The reason is the internal clash among the business associations and also among the businesspeople. A divided private sector is the ideal playground for the politician and the present situation in the context of the forthcoming general elections is exactly what the politician would rejoice at the most.
It was really good that the private sector was coming out more proactively in the recent days. FNCCI organised an interaction program 'Bahas' on the economic issues on the occasion of its 36th AGM.
Similarly, NICCI in cooperation with some major bi- national chambers brought out a White Paper on the business environment and fiscal policy of the government.
Also the NCC, CNI and other associations organised different interaction programs on almost similar subjects. But the government representatives and the politicians have snubbed the business people's efforts as nothing more than the pretexts for not paying the taxes.

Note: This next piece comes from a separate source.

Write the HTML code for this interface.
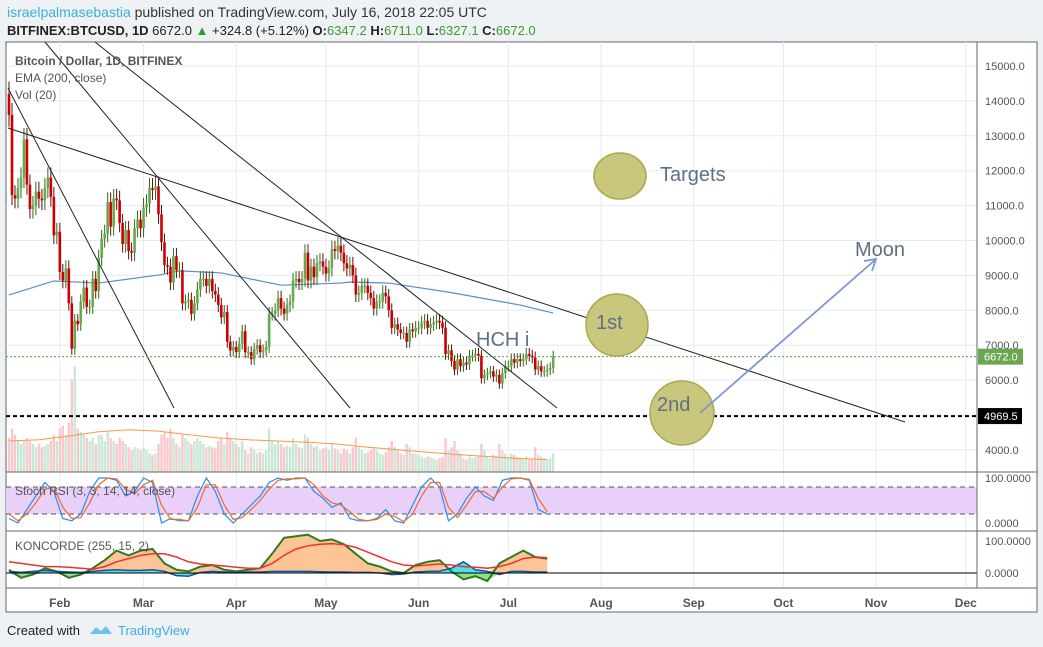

If the business community does not come up with some other stronger and more convincing steps to make the politicians and the bureaucrats listen to the pleas of the business, perhaps the general people will relapse into the same old conviction that not only the politicians, the business community too is equally involved in the activities that are against the interests of the general people.
A sort of unfair competition among business associations seems rampant these days. Some business associations can also be found protecting the conmen among the businesspeople.
In some cases even communalism is developing. With such activities, the business sector loses the morale to raise finger against the politicians and bureaucrats.
The quarrel has not been confined only to the issue of who becomes the next president. Past Presidents are seen neglected by the present Presidents of some chambers. This is despite the fact that if any activity of the chamber is successful because of the use of the experience of the PP, the credit ultimately goes to the present leaders.
If the business community, especially the leaders of the chambers, don't realise this now, it will be too difficult to correct it later. It may be impractical to say that all the associations should be merged into one or there should be no elections in the chambers. But unity of action can still be developed for the common causes.